A visão de que homens abusadores devem ser protegidos em detrimento dos direitos e da saúde de mulheres e crianças é manifestada também pelo judiciário, a exemplo do caso Mariana Ferrer. Mariana, vítima de violência sexual, foi exaustivamente exposta e julgada moralmente em audiência e ao longo do processo, quando o comportamento que deveria ser analisado era de André Aranha, quem lhe violentou. Essa foi uma das táticas da defesa de Aranha para buscar sua absolvição.
É também dessa forma que age a pseudociência da Alienação Parental. Afinal, diante de uma denuncia de abuso sexual contra a criança, a utilização da suposta teoria como argumento de defesa faz com que os magistrados se voltem ao comportamento da genitora que realizou a denuncia, gerando, no mínimo, receio à condenação. Além da absolvição, nas varas cíveis os magistrados, com amparo na Lei, estabelecem medidas extremamente severas como a imposição de multas altíssimas e, até mesmo, a inversão da guarda, potencializando fortemente os riscos aos quais a criança/adolescente está submetida.
No encontro do Clube de Jurisprudência da EBDM realizado em 19.07.2023, conversamos sobre um acórdão e sua respectiva sentença, onde a genitora foi condenada ao pagamento de 40 salários-mínimos a título de danos morais por denunciar o genitor por estupro de vulnerável. Apenas pela leitura da decisão, é nítida a empatia e a solidarização do magistrado de primeira instância com o Autor/Genitor, que a todo momento defende a honra dele como se sua fosse. A decisão foi mantida em segunda instância.
Como disse a Fernanda Pereira na defesa de sua monografia, a Alienação Parental é uma ferramenta "nova" para uma tática antiga: taxar as mulheres como loucas, vingativas e más. E aqui acrescento, para a proteção de homens, seus interesses e suas violências.

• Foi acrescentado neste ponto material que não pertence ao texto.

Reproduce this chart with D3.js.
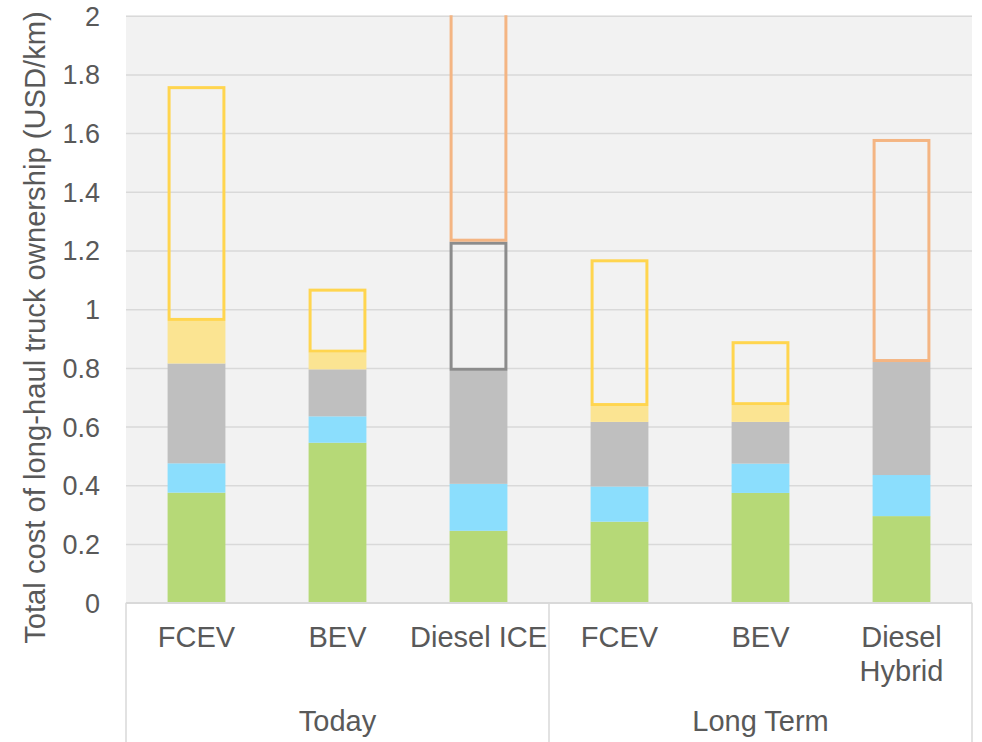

Crianças e adolescentes, por sua vez, são deixadas de lado, sem que seus melhores interesses sejam efetivamente analisados. Sua proteção é resumida à convivência com o genitor, mesmo quando ele lhe violenta ou quando ao menos se suspeita que isso ocorre.
O homem cis, hetero, branco, proprietário, é o maior bem a ser protegido e, para isso, magistrados também se utilizam da desumanização de mulheres e crianças/adolescentes, o que fica evidente nos casos de violência sexual.
As lutas pelo reconhecimento e pela garantia dos direitos das mulheres e crianças e adolescentes no Brasil ultrapassam a revogação da pseudociência da Alienação Parental, mas devem, necessariamente, passar por ela. A manutenção da Lei assim como da pseu
dociência que a embasa, representa a institucionalização de uma ferramenta essenc
ialmente patriarcal, misógina e adultocêntrica.
Tratando-se dos casos de violência sexual, contribui inclusive para a subnotificação dos casos no país, uma vez que a simples denúncia é suficiente para a prática de violências institucionais.
Não precisamos da Lei de Alienação Parental. Precisamos da efetivação do ECA através da compreensão fundamentada, científica, do que são os melhores interesses das crianças e adolescentes, do que de fato significa sua proteção integral. Precisamos do fortalecimento e da observância dos Tratados Internacionais ratificados pelo Brasil e que garantem uma vida sem violência, inclusive no exercício da maternidade.